Wednesday, April 30, 2014

Clarification includes protections for transgender students

Lots of news and reports this week out of Washington. Trying to put some weight behind President Obama's January statement of support for victims of campus sexual assault and the White House's commitment to address these issues at the highest level, the OCR issued a 50+ page document it is calling a "significant guidance document." This was in conjunction with a report by the task force assembled to address campus sexual assault.
The former is a very comprehensive document, mostly in question and answer format. It is something schools should read thoroughly. It also encourages more proactive behavior by schools; the use of campus climate surveys was mentioned several times, for example.
One piece of information from the document in particular has made headlines: the inclusion of explicit protections for transgender students. While Title IX has been used in cases of bullying against gender non-conforming students--or those who are perceived to be gender non-conforming, the announcement made the explicit that any discrimination against transgender students--not just assault related to perceived gender non-conformity--will be subject to Title IX protections.

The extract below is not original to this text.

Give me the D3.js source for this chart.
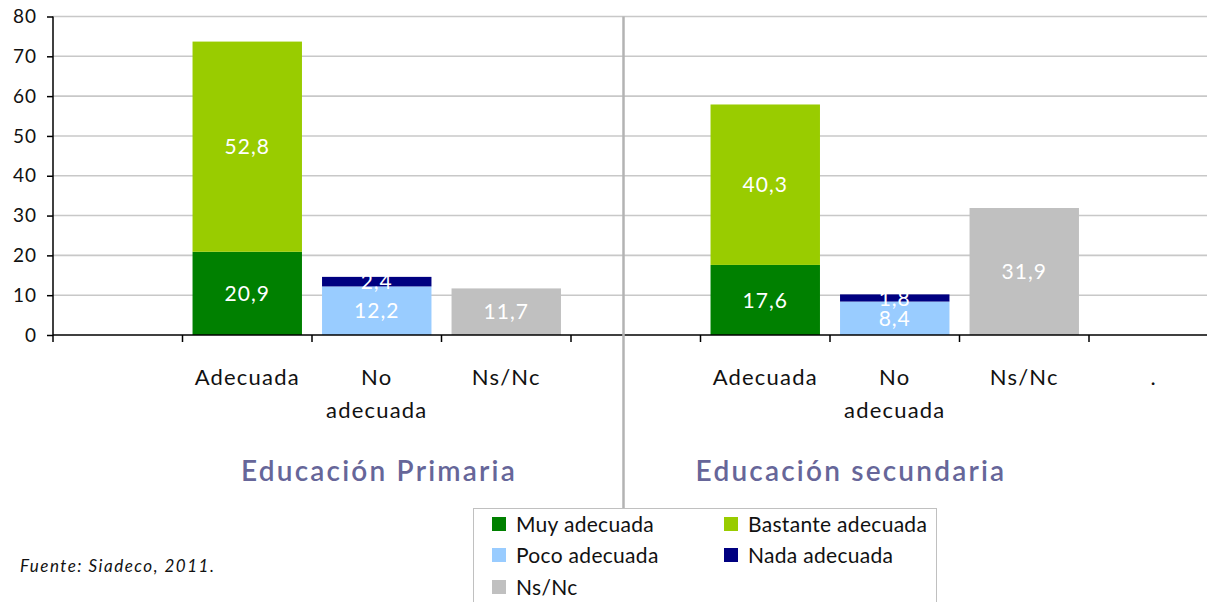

Again, the application of Title IX to students considered gender non-conforming has been practiced for a while now. For example, a Title IX lawsuit has been filed in the recent case of a transgender male student who is fighting to live in the men's dormitories at his Oregon university. Will this new announcement affect any existing complaints or lawsuits or the way schools approach issues relating to transgender students?
As a sort of PS: the announcement of the task force's report included the creation of a new government website, Not Alone, to serve as a resource for victims of campus sexual assault.

PPS: Today's NYT has an article about the largely student-led, grassroots movement behind the increased federal attention to sexual assault. It's something we have been tracking for several years as is obvious in our writing about the cases at Yale, Amherst, Occidental, UNC and more. So it was quite appropriate then that Erin spoke to the reporter.